11 of 13 people found the following review helpful
Empathy, insight and depth not found in the movie...,
This review is from: A Home at the End of the World: A Novel (Paperback)
If you've seen the movie, please, please, please read the book! If you have not seen the film, read the book instead. Cunningham's charactars are real and interesting, and even when they disappoint you, you want to know them better. Though this book examines the meaning of family and explores alternatives, it neither paints an idealized portrait of "traditional" heterosexual families nor presents experimental forms as the easy way out. The gay man/bisexual man/straight woman/child composition of family, though it sounds far-fetched, is exactly fitting for these characters. Still, it does not fully satisfy them. And though we're surprised and disappointed at some of the choices made by the characters, they make perfect sense as we consider the inner lives of the individuals making them.

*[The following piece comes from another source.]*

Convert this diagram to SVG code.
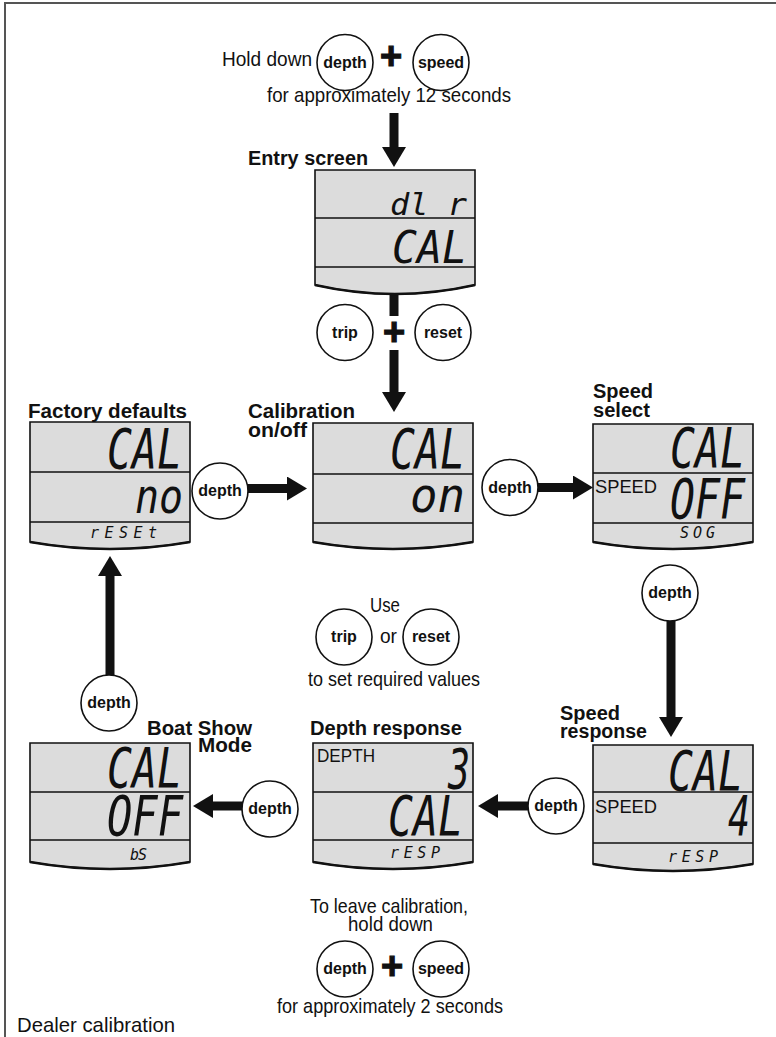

I think the omission of Erich's character from the movie took away from the power of the relationship between Bobby and Jonathan. In the book, their life together in the house caring for Jonathan's sick ex-lover provided some of the most emotionally resonant moments in the whole novel. Just as they had in their adolescence, they ended up only with each other, and somehow in this home at the end of the world, it was almost, though not quite, enough. Some of Cunningham's emotional insight is so empathic that you'll find yourself aching from the truth of it. Don't miss this read.